Thanks, you've made me think a bit more. My additional thoughts are that perhaps we should look at whether they are funny or unfunny mistakes.

The funny mistakes are the stuff of comedy - Emma's snobbery, Lizzy's pride in her judgement of character, Catherine's passion for Gothic novels.
It's no surprise that the heroines who make the funny mistakes are the bright ones: they are the comic heroines (and IMHO the only author who can match JA for comic heroines is Shakespeare, with Viola, Rosalind, Portia, Beatrice etc).

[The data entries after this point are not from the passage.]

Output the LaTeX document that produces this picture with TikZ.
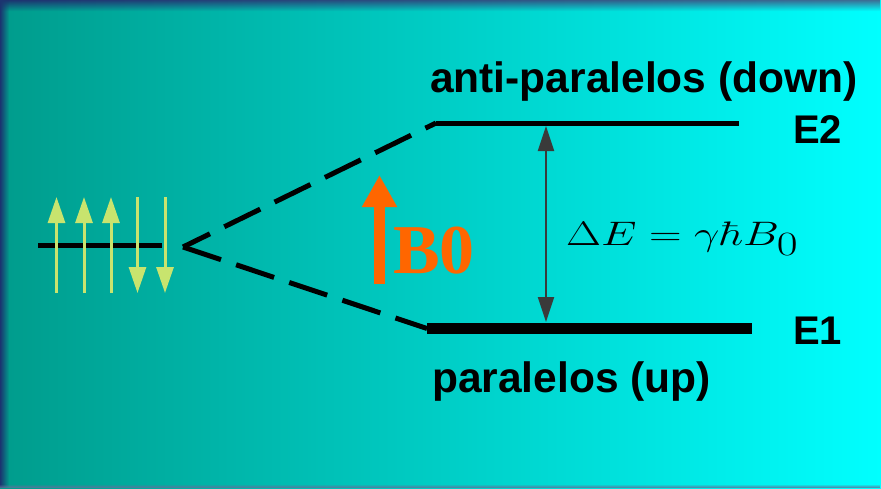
\documentclass[tikz,border=0pt]{standalone}
\usepackage{fix-cm}
\usepackage[no-math]{fontspec}
\setmainfont{Liberation Sans}
\newfontfamily\serifbold{Liberation Serif}
\usetikzlibrary{arrows.meta,fadings}
\definecolor{bgleft}{RGB}{0,156,140}
\definecolor{bgright}{RGB}{0,255,255}
\definecolor{frameblue}{RGB}{28,52,112}
\definecolor{framelight}{RGB}{60,112,150}
\definecolor{spincol}{RGB}{200,228,110}
\definecolor{borange}{RGB}{255,102,0}
\definecolor{gaparrow}{RGB}{58,58,58}
\tikzset{
  level/.style={line width=#1, line cap=butt},
  split/.style={line width=5pt, dash pattern=on 40pt off 16pt},
  spin/.style={spincol, line width=3pt, -{Triangle[length=26pt,width=17pt]}},
  gap/.style={gaparrow, line width=2pt, {Triangle[length=25pt,width=16pt]}-{Triangle[length=25pt,width=16pt]}},
  field/.style={borange, line width=11pt, -{Triangle[length=32pt,width=33pt]}},
  lbl/.style={inner sep=0pt, anchor=base west, font=\fontsize{42.5}{50}\selectfont\bfseries},
  elbl/.style={inner sep=0pt, anchor=base west, font=\fontsize{40}{48}\selectfont\bfseries},
}
\begin{document}
\begin{tikzpicture}[x=1pt,y=-1pt]
\useasboundingbox (0,0) rectangle (881,488);
% background
\shade[left color=bgleft, right color=bgright] (0,0) rectangle (881,488);
% frame
\shade[left color=frameblue, right color=framelight, path fading=south] (0,0) rectangle (881,11);
\fill[frameblue, path fading=east] (0,0) rectangle (9,488);
\fill[frameblue!70, path fading=north] (0,484) rectangle (881,488);

% ground level
\coordinate (g0) at (38,245);
\coordinate (g1) at (162,245);
\draw[level=5pt] (g0) -- (g1);
% spins
\draw[spin] (56.5,293) -- (56.5,197);
\draw[spin] (84,293) -- (84,197);
\draw[spin] (111,293) -- (111,197);
\draw[spin] (137.5,197) -- (137.5,293);
\draw[spin] (165,197) -- (165,293);

% split point and levels
\coordinate (sp) at (183,247);
\coordinate (e2l) at (436,123);
\coordinate (e2r) at (739,123);
\coordinate (e1l) at (427,328.5);
\coordinate (e1r) at (752,328.5);
\draw[level=5pt] (e2l) -- (e2r);
\draw[level=11pt] (e1l) -- (e1r);
\draw[split, dash phase=10pt] (sp) -- (e2l);
\draw[split] (sp) -- (e1l);

% energy gap
\coordinate (ga) at (546,126);
\coordinate (gb) at (546,322);
\draw[gap] (ga) -- (gb);
\node[inner sep=0pt, anchor=base west] (de) at (566,245)
  {\scalebox{1.33}[1]{\fontsize{34}{40}\selectfont$\Delta E = \gamma\hbar B_{\textstyle 0}$}};

% B0 field
\coordinate (fb) at (379.5,284);
\coordinate (ft) at (379.5,175);
\draw[field] (fb) -- (ft);
\node[inner sep=0pt, anchor=base west, text=borange, font=\fontsize{70}{80}\selectfont\serifbold\bfseries] (b0) at (393,273) {B0};

% labels
\node[lbl] (anti) at (430,92) {anti-paralelos (down)};
\node[lbl] (para) at (432,392) {paralelos (up)};
\node[elbl] (E2) at (793,143) {E2};
\node[elbl] (E1) at (793,344) {E1};
\end{tikzpicture}
\end{document}
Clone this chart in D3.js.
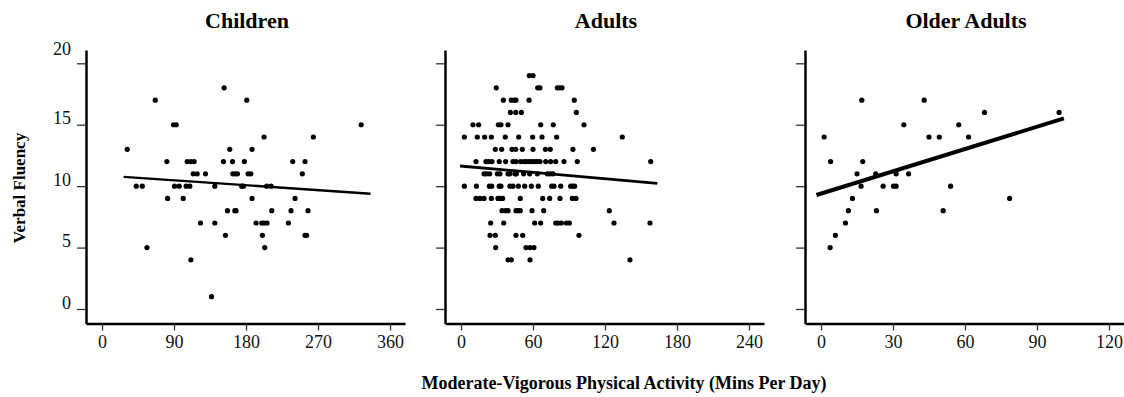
<!DOCTYPE html>
<html>
<head>
<meta charset="utf-8">
<script src="https://cdn.jsdelivr.net/npm/d3@7"></script>
<style>
  html, body { margin: 0; padding: 0; background: #fff; }
  svg { display: block; font-family: "Liberation Serif", "Times New Roman", serif; }
  .axis .domain { stroke: #000; stroke-width: 2.5px; }
  .axis .tick line { stroke: #333; stroke-width: 1.3px; }
  .axis .tick text { fill: #111; font-size: 18px; font-family: "Liberation Serif", serif; }
  .title { font-size: 22px; font-weight: bold; }
  .axis-label { font-size: 17px; font-weight: bold; }
  .x-label { font-size: 18px; }
</style>
</head>
<body>
<svg id="chart" width="1124" height="397"></svg>
<script>
// panel titles and ticks
const panelTitles = ["Children", "Adults", "Older Adults"]
const xTicks = [
    [0, 90, 180, 270, 360],
    [0, 60, 120, 180, 240],
    [0, 30, 60, 90, 120],
]
const yTicks = [0, 5, 10, 15, 20]

// Children: MVPA (mins/day) and verbal fluency
const childrenMvpa = [31.6, 66.6, 42.8, 50.3, 56.2, 81.1, 82, 89.4, 92.8, 90.7, 96.5, 101.5, 105.2, 109.8,
    106.5, 111.1, 115.2, 114, 119, 111.1, 123.1, 129.4, 136.9, 141, 141, 151.8, 152.7, 154.3, 156.8,
    159.7, 163.1, 163.5, 166.4, 169.3, 166, 167.6, 174.7, 176.8, 178, 181, 182.6, 186, 187.6, 187.6,
    192.6, 199.7, 202.6, 206.3, 200.5, 202.6, 203.4, 205.9, 211.3, 212.2, 233, 236.3, 238.4, 241.3,
    250.4, 253.8, 253.8, 255.8, 257.5, 264.2, 324]
const childrenFluency = [13, 17, 10, 10, 5, 12, 9, 15, 15, 10, 10, 9, 10, 10,
    12, 12, 12, 11, 11, 4, 7, 11, 1, 10, 7, 12, 18, 6, 8,
    13, 12, 11, 11, 11, 8, 8, 10, 10, 12, 17, 11, 11, 13, 9,
    7, 7, 7, 7, 6, 14, 5, 10, 10, 8, 7, 8, 12, 9,
    11, 12, 6, 6, 8, 14, 15]

// Adults
const adultsMvpa = [
    56.9, 60,
    29.4, 63.9, 65.8, 80.3, 82.2, 84.2,
    35.3, 41.9, 44.2, 45.8, 56.7, 94.4,
    41.1, 45.6, 50.3, 96.1,
    10, 14.7, 31.1, 33.3, 39.2, 66.4, 76.9, 102.5,
    2.8, 13.6, 19.7, 25.3, 36.9, 48.1, 59.7, 67.5, 79.7, 134.4,
    28.6, 33.9, 42.5, 45.6, 51.1, 60, 70.3, 74.4, 93.3, 110.3,
    12.5, 20.8, 23.1, 25.8, 31.9, 37.2, 43.3, 45.8, 49.7, 52.5, 54.7, 56.9, 59.2, 61.4, 63.3, 65.8, 70.6, 74.7, 78.9, 85.8, 96.9, 158.1,
    19.2, 21.1, 23.9, 30.3, 32.5, 39.2, 40.8, 45, 46.1, 52.2, 57.2, 63.6, 71.9, 74.2, 76.7,
    2.8, 12.8, 23.6, 25.6, 31.9, 33.3, 40.8, 43.3, 47.8, 53.1, 58.6, 64.4, 75.6, 77.5, 83.1, 91.4, 93.1, 94.7,
    12.5, 15.8, 19.2, 25.3, 30.8, 32.5, 34.7, 49.4, 68.1, 73.9, 82.5, 92.8, 95.8,
    34.2, 37.2, 39.2, 45.8, 47.8, 49.4, 59.2, 68.9, 123.6,
    24.7, 35.6, 61.4, 66.4, 78.9, 80.8, 83.6, 87.8, 90.3, 127.5, 157.5,
    24.2, 28.6, 45.8, 51.4, 98.3,
    28.9, 54.2, 57.5, 60.8,
    39.2, 41.9, 57.5, 140.8]
const adultsFluency = [
    19, 19,
    18, 18, 18, 18, 18, 18,
    17, 17, 17, 17, 17, 17,
    16, 16, 16, 16,
    15, 15, 15, 15, 15, 15, 15, 15,
    14, 14, 14, 14, 14, 14, 14, 14, 14, 14,
    13, 13, 13, 13, 13, 13, 13, 13, 13, 13,
    12, 12, 12, 12, 12, 12, 12, 12, 12, 12, 12, 12, 12, 12, 12, 12, 12, 12, 12, 12, 12, 12,
    11, 11, 11, 11, 11, 11, 11, 11, 11, 11, 11, 11, 11, 11, 11,
    10, 10, 10, 10, 10, 10, 10, 10, 10, 10, 10, 10, 10, 10, 10, 10, 10, 10,
    9, 9, 9, 9, 9, 9, 9, 9, 9, 9, 9, 9, 9,
    8, 8, 8, 8, 8, 8, 8, 8, 8,
    7, 7, 7, 7, 7, 7, 7, 7, 7, 7, 7,
    6, 6, 6, 6, 6,
    5, 5, 5, 5,
    4, 4, 4, 4]

// Older adults
const olderMvpa = [1.3, 4, 6, 3.8, 10.2, 11.4, 13.1, 15, 16.7, 17, 17.4, 22.8, 23.1, 25.9, 30.2, 31.3,
    31.3, 34.5, 36.5, 43, 45, 49.3, 50.9, 54, 57.4, 61.5, 68.1, 78.6, 99.2]
const olderFluency = [14, 12, 6, 5, 7, 8, 9, 11, 10, 17, 12, 11, 8, 10, 10, 10,
    11, 15, 11, 17, 14, 14, 8, 10, 15, 14, 16, 9, 16]

// fit lines: [x1, y1, x2, y2]
const childrenFit = [27, 10.76, 335.7, 9.38]
const adultsFit = [-0.8, 11.64, 163.6, 10.23]
const olderFit = [-1.9, 9.28, 101.2, 15.51]

const panels = [
    { x: childrenMvpa, y: childrenFluency, fit: childrenFit, fitWidth: 2.3 },
    { x: adultsMvpa, y: adultsFluency, fit: adultsFit, fitWidth: 2.8 },
    { x: olderMvpa, y: olderFluency, fit: olderFit, fitWidth: 4 },
]

const svg = d3.select("#chart")

const panelLeft = [86, 445, 805]
const axisTop = 50
const axisBottom = 323.5
const axisLength = 319
const tickStart = 16
const tickSpan = 288

/** y scale shared by the panels */
const yScale = d3.scaleLinear().domain([0, 20]).range([309, 63.3])

panels.forEach((p, i) => {
    const x0 = panelLeft[i]
    const ticks = xTicks[i]
    const xScale = d3.scaleLinear()
        .domain([0, ticks[ticks.length - 1]])
        .range([x0 + tickStart, x0 + tickStart + tickSpan])

    // axis scales stretched to the full axis lines
    const xAxisScale = xScale.copy()
        .domain([xScale.invert(x0), xScale.invert(x0 + axisLength)])
        .range([x0, x0 + axisLength])
    const yAxisScale = yScale.copy()
        .domain([yScale.invert(axisBottom), yScale.invert(axisTop)])
        .range([axisBottom, axisTop])

    // x axis
    const gx = svg.append("g")
        .attr("class", "axis")
        .attr("transform", `translate(0,${axisBottom})`)
        .call(d3.axisBottom(xAxisScale).tickValues(ticks).tickSize(7).tickSizeOuter(0))
    gx.selectAll(".tick text").attr("y", 24.5).attr("dy", 0)

    // y axis
    const gy = svg.append("g")
        .attr("class", "axis")
        .attr("transform", `translate(${x0},0)`)
        .call(d3.axisLeft(yAxisScale).tickValues(yTicks).tickSize(9).tickSizeOuter(0))
    if (i === 0) {
        gy.selectAll(".tick text")
            .attr("x", -15)
            .attr("dy", d => d === 20 ? -9 : -1)
    } else {
        gy.selectAll(".tick text").remove()
    }

    // points
    svg.append("g")
        .selectAll("circle")
        .data(p.x.map((v, k) => [v, p.y[k]]))
        .enter()
        .append("circle")
        .attr("cx", d => xScale(d[0]))
        .attr("cy", d => yScale(d[1]))
        .attr("r", 2.6)
        .attr("fill", "#000")

    // fit line
    svg.append("line")
        .attr("x1", xScale(p.fit[0]))
        .attr("y1", yScale(p.fit[1]))
        .attr("x2", xScale(p.fit[2]))
        .attr("y2", yScale(p.fit[3]))
        .attr("stroke", "#000")
        .attr("stroke-width", p.fitWidth)

    // title
    svg.append("text")
        .attr("class", "title")
        .attr("x", x0 + 161)
        .attr("y", 28)
        .attr("text-anchor", "middle")
        .text(panelTitles[i])
})

// y axis label
svg.append("text")
    .attr("class", "axis-label")
    .attr("transform", "translate(25,188) rotate(-90)")
    .attr("text-anchor", "middle")
    .text("Verbal Fluency")

// x axis label
svg.append("text")
    .attr("class", "axis-label x-label")
    .attr("x", 624)
    .attr("y", 389)
    .attr("text-anchor", "middle")
    .text("Moderate-Vigorous Physical Activity (Mins Per Day)")
</script>
</body>
</html>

The unfunny ones are the stuff of tragedy - Anne's rejection of Wentworth is the main one. Alternatively, where it's not the heroine's own mistake that causes her pain, they are the stuff of pathos, which is rarely so dramatic as tragedy. When she puts them on the main heroine (the point of view character) it doesn't quite come off (Elinor and Fanny). When JA puts them on her secondary heroines (Jane Fairfax, Jane Bennet***) we don't worry about them so much.

Marianne is a re-working of Catherine: caught up in romance. Catherine has the luck to find a good man with a sense of humour (no need to be defensive about liking Henry: he's far and away my favourite hero). Marianne doesn't, and so her mistakes are nearly deadly.